The Whitlam government’s reforms were social democratic in character
and legislative in their achievement. For the first time in Australian
politics, feminism received an official recognition, in the form of an
office for women in the Prime Minister’s Department. Women were
appointed to senior bureaucratic posts.



In perhaps his greatest contribution to the reduction of social
misery, Australia’s archaic divorce laws were finally liberalised,
allowing for the “no fault” dissolution of marriages. “The only test of a
marriage is whether both parties agree to maintain it,” Whitlam said.



Australia’s dismal history of race relations was also addressed. The
White Australia policy was finally ended, allowing meaningful
multicultural immigration for the first time since federation. The
Racial Discrimination Act established the right of all Australians to
equal treatment under the law, regardless of their race or ethnicity. A
department of Aboriginal Affairs was created, as was an Aboriginal Land
Rights Commission.



Most famously, Whitlam travelled to Wave Hill in the Northern Territory to exchange a handful of sand with Vincent Lingiarri of the Gurindji, symbolising the return of the Vestey pastoral lease to Aboriginal hands.


Whitlam’s social and economic reforms were every bit as important.
Funding was ploughed into education, including to non-government schools
for the first time. Universities were greatly expanded, as was funding
to the arts and culture. A national, universal public health system was
created.



But Whitlam also reduced tariffs, something which is almost forgotten
these days. In doing so, Whitlam’s government laid the foundation for
Australia’s modern mixed economy, in which public provision of essential
services blends with the free operation of private enterprise.



Of course, the Whitlam government will forever be remembered for its
turbulent end. The bold reform decisions had included big increases in
public spending; these ran head on into the global economic crisis of
1973-74. The result was galloping inflation and deteriorating
unemployment: the dreaded stagflation that so immiserated western
economies in the second half of the 1970s. It was Whitlam’s unique
misfortune to be implementing a social democratic agenda at the very
moment that the post-war Keynesian moment was ending.



Whitlam was also up against a conservative opposition that remained
fundamentally unable to accept the legitimacy of a Labor government.



Despite several election victories, the Coalition routinely blocked
Labor policies. Scandals didn’t help: the desperate search for
international finance culminated in the notorious Khemlani loans affair.
After Malcolm Fraser became opposition leader in 1975, the Coalition
took the nuclear option of blocking supply – voting against the
government’s Appropriation Bills in an attempt to shut down the federal
government.



Whitlam’s resulting dismissal by Governor-General John Kerr (his own
appointee) has, of course, coloured assessment of his government ever
since. But it is entirely possible that the Whitlam government would
have been defeated in 1977 anyway.

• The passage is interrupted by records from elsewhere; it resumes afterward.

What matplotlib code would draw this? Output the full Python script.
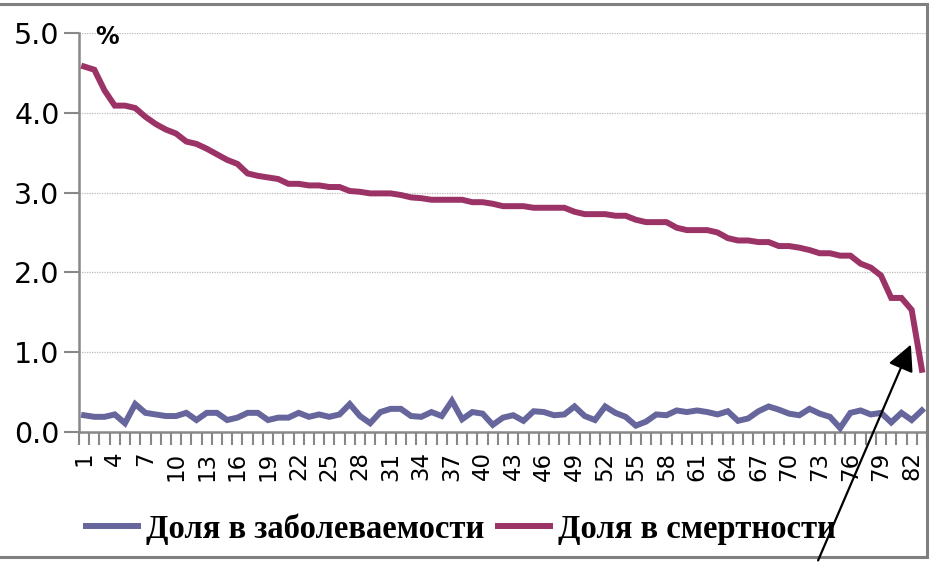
import matplotlib
matplotlib.use("Agg")
import matplotlib.pyplot as plt
from matplotlib.patches import Rectangle, FancyArrowPatch
from matplotlib.ticker import FixedLocator, NullFormatter

categories = list(range(1, 84))
incidence = [0.21, 0.19, 0.19, 0.22, 0.11, 0.35, 0.24, 0.22, 0.20, 0.20,
             0.24, 0.15, 0.24, 0.24, 0.15, 0.18, 0.24, 0.24, 0.15, 0.18,
             0.18, 0.24, 0.19, 0.22, 0.19, 0.22, 0.35, 0.20, 0.11, 0.25,
             0.29, 0.29, 0.20, 0.19, 0.25, 0.20, 0.39, 0.16, 0.25, 0.23,
             0.09, 0.18, 0.21, 0.14, 0.26, 0.25, 0.21, 0.22, 0.32, 0.20,
             0.15, 0.32, 0.24, 0.19, 0.08, 0.13, 0.22, 0.21, 0.27, 0.25,
             0.27, 0.25, 0.22, 0.26, 0.14, 0.17, 0.26, 0.32, 0.28, 0.23,
             0.21, 0.29, 0.23, 0.19, 0.05, 0.24, 0.27, 0.22, 0.24, 0.12,
             0.24, 0.15, 0.27]
mortality = [4.58, 4.54, 4.28, 4.09, 4.09, 4.06, 3.95, 3.86, 3.79, 3.74,
             3.64, 3.61, 3.55, 3.48, 3.41, 3.36, 3.24, 3.21, 3.19, 3.17,
             3.11, 3.11, 3.09, 3.09, 3.07, 3.07, 3.02, 3.01, 2.99, 2.99,
             2.99, 2.97, 2.94, 2.93, 2.91, 2.91, 2.91, 2.91, 2.88, 2.88,
             2.86, 2.83, 2.83, 2.83, 2.81, 2.81, 2.81, 2.81, 2.76, 2.73,
             2.73, 2.73, 2.71, 2.71, 2.66, 2.63, 2.63, 2.63, 2.56, 2.53,
             2.53, 2.53, 2.50, 2.43, 2.40, 2.40, 2.38, 2.38, 2.33, 2.33,
             2.31, 2.28, 2.24, 2.24, 2.21, 2.21, 2.11, 2.06, 1.96, 1.68,
             1.68, 1.53, 0.78]
label_inc = "Доля в заболеваемости"
label_mort = "Доля в смертности"
y_ticks = [0.0, 1.0, 2.0, 3.0, 4.0, 5.0]
x_label_ticks = list(range(1, 84, 3))

W, H = 933, 563
fig = plt.figure(figsize=(W / 100, H / 100), dpi=100)
ax = fig.add_axes([79 / W, (H - 432) / H, (927 - 79) / W, (432 - 33) / H])

blue = "#66669c"
purple = "#9c3366"
ax.plot(categories, incidence, color=blue, lw=4.3, label=label_inc,
        solid_joinstyle="miter", clip_on=False, zorder=3)
ax.plot(categories, mortality, color=purple, lw=4.3, label=label_mort,
        solid_joinstyle="miter", clip_on=False, zorder=3)

ax.set_xlim(0.5, 83.5)
ax.set_ylim(0, 5)

ax.set_yticks(y_ticks)
ax.set_yticklabels([f"{v:.1f}" for v in y_ticks], fontsize=20.5,
                   family="DejaVu Sans")
ax.tick_params(axis="y", length=11, width=1.5, color="#888888", pad=3)
ax.yaxis.grid(True, color="#bbbbbb", linestyle=(0, (1, 1)), lw=0.9)
ax.set_axisbelow(True)

ax.set_xticks(x_label_ticks)
ax.set_xticklabels([str(v) for v in x_label_ticks], rotation=90,
                   fontsize=16.5, family="DejaVu Sans")
ax.xaxis.set_minor_locator(FixedLocator([i + 0.5 for i in range(0, 84)]))
ax.xaxis.set_minor_formatter(NullFormatter())
ax.tick_params(axis="x", which="major", length=0, pad=14)
ax.tick_params(axis="x", which="minor", length=9, width=1.5,
               color="#888888")

for s in ["top", "right"]:
    ax.spines[s].set_visible(False)
for s in ["left", "bottom"]:
    ax.spines[s].set_color("#888888")
    ax.spines[s].set_linewidth(1.8)

fig.text(95 / W, (H - 37) / H, "%", fontsize=17, fontweight="bold",
         family="DejaVu Sans", va="center", ha="left")

leg = fig.legend(loc="center", bbox_to_anchor=(461 / W, (H - 529) / H),
                 ncol=2, frameon=False, handlelength=1.6,
                 handletextpad=0.25, columnspacing=0.4,
                 prop={"family": "Liberation Serif", "weight": "bold",
                       "size": 23.5})

# chart frame
fig.add_artist(Rectangle((-6, 6), 933, 553, transform=None, fill=False,
                         edgecolor="#808080", lw=2.2))

# arrow
arrow = FancyArrowPatch((817, 0), (912, H - 342), transform=None,
                        arrowstyle="-|>,head_length=10,head_width=5",
                        color="black", lw=1.6, mutation_scale=1.6)
fig.add_artist(arrow)

fig.savefig("out.png", dpi=100)
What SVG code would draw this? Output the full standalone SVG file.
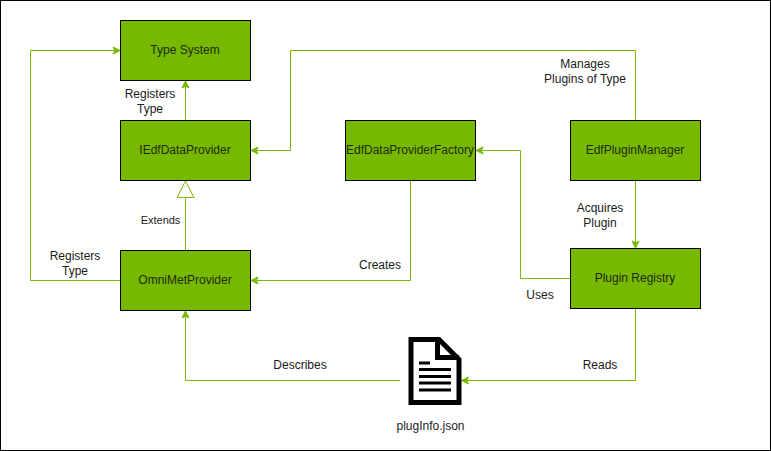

As the extraordinary events of
November 1975 fade from memory, the lasting legacy of Whitlam’s
government emerges unscathed.



One way to measure that legacy is the degree of animosity that
Whitlam’s achievements still generate amongst right-wing politicians and
think-tanks. In 2013, the Institute for Public Affairs’ John Roskam
published a think piece calling for an incoming Abbott government to “be like Gough”.
 He helpfully provided no fewer than 75 neoliberal and conservative
policy positions which the Abbott government could adopt (number one on
the list? “repeal the carbon tax”). The substance Roskam’s agenda was,
in essence, to roll back forty years of progressive achievement and
return Australia to the pre-Whitlam era.



Within days of gaining office, Tony Abbott had begun to break his
stated election promises and implement many of the ideas put forward by
Roskam and the IPA.



Since 1975, Whitlam’s achievements have never been under greater
attack than today. The Abbott government is re-privatising higher
education, and is attacking universal health care with a $7 co-payment. It has already had a go at rolling back the Racial Discrimination Act.
It remains viscerally opposed to environmentalism, to feminism and to
any meaningful advance of Aboriginal and Torres Strait Islander
equality.



Indeed, Whitlam’s passing shows that the ideas that he stood for – of
social democracy, of universal social provision, of progressive law
reform and of a cradle-to-grave welfare state – are now in eclipse. Just
as in the 1950s, a conservative government is making Australia a less
equal society. The Labor opposition is helmed by a weak and ineffectual
leader, and there is a 1950s split in the progressive vote between Labor
and the Greens (although at least the ALP can still rely on Greens
preferences).



Beyond these observations, Whitlam’s death also brings to the fore
the creeping generationalism of Australian politics. As a
thirty-something, I am too young to remember Whitlam as an active
politician. To Australians in their teens and twenties, we may as well
be talking about Billy Hughes.



Hence, for most younger Australians, Whitlam’s memory has already
assumed a mythic character. If he is anything to younger progressives,
he is a kind of folk hero from a time of progressive politics, before
terrorism, before the internet, before the triumph of money as the sole
measure of social worth.  



In that respect, the end of Whitlam’s long and distinguished life is a
wake-up call: a reminder of what's possible when citizens and
politicians look to something greater than the advancement of a single
person or a single social class. Let us hope it helps Australia to
recall a time when progressive politics was still optimistic and
forward-looking.



Despite the many challenges faced by those seeking a fairer and more
just society today, Whitlam is a reminder that genuine passion and
commitment can still triumph in the pursuit of social goals.